As the field of Artificial Intelligence is constantly progressing, it has paved its way into a number of use cases, including robotics. Considering Visual Place Recognition (VPR) is a critical skill for estimating robot status and is widely used in a variety of robotic systems, such as wearable technology, drones, autonomous vehicles, and ground-based robots. With the utilization of visual data, VPR enables robots to recognize and comprehend their current location or place within their surroundings.

It has been difficult to achieve universal application for VPR across a variety of contexts. Though modern VPR methods perform well when applied to contexts that are comparable to those in which they were taught, such as urban driving scenarios, these techniques display a significant decline in effectiveness in various settings, such as aquatic or aerial environments. Efforts have been put into designing a universal VPR solution that can operate without error in any environment, including aerial, underwater, and subterranean environments, at any time, being resilient to changes like day-night or seasonal variations, and from any viewpoint remaining unaffected by variations in perspective, including diametrically opposite views.

To address the limitations, a group of researchers has introduced a new baseline VPR method called AnyLoc. The team has examined the visual feature representations taken from large-scale pretrained models, which they refer to as foundation models, as an alternative to merely relying on VPR-specific training. Although these models are not initially trained for VPR, they do store a wealth of visual features that may one day form the cornerstone of an all-encompassing VPR solution.

In the AnyLoc technique, the best foundation models and visual features with the required invariance attributes are carefully chosen in which the invariance attributes include the capacity of the model to maintain specific visual qualities despite changes in the surroundings or point of view. The prevalent local-aggregation methods that are frequently utilized in VPR literature are then merged with these chosen attributes. Making more educated conclusions about location recognition requires the consolidation of data from different areas of the visual input using local aggregation techniques.

AnyLoc works by fusing the foundation models’ rich visual elements with local aggregation techniques, making the AnyLoc-equipped robot extremely adaptable and useful in various settings. It can conduct visual location recognition in a wide range of environments, at various times of the day or year, and from varied perspectives. The team has summarized the findings as follows.

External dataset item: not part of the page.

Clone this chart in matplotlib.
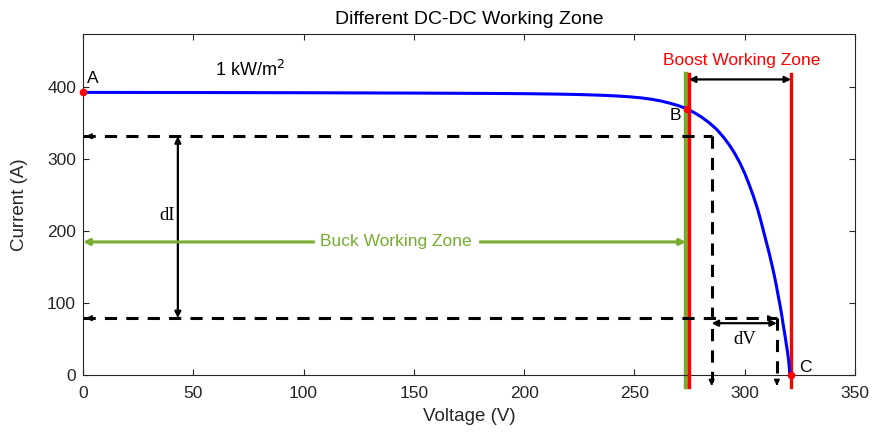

  1. Universal VPR Solution: AnyLoc has been proposed as a new baseline for VPR, which works seamlessly across 12 diverse datasets encompassing place, time, and perspective variations.
  1. Feature-Method Synergy: Combining self-supervised features like DINOv2 with unsupervised aggregation like VLAD or GeM yields significant performance gains over the direct use of per-image features from off-the-shelf models.
  1. Semantic Feature Characterization: Analyzing semantic properties of aggregated local features uncovers distinct domains in the latent space, enhancing VLAD vocabulary construction and boosting performance.
  1. Robust Evaluation: The team has evaluated AnyLoc on diverse datasets in challenging VPR conditions, such as day-night variations and opposing viewpoints, setting a strong baseline for future universal VPR research.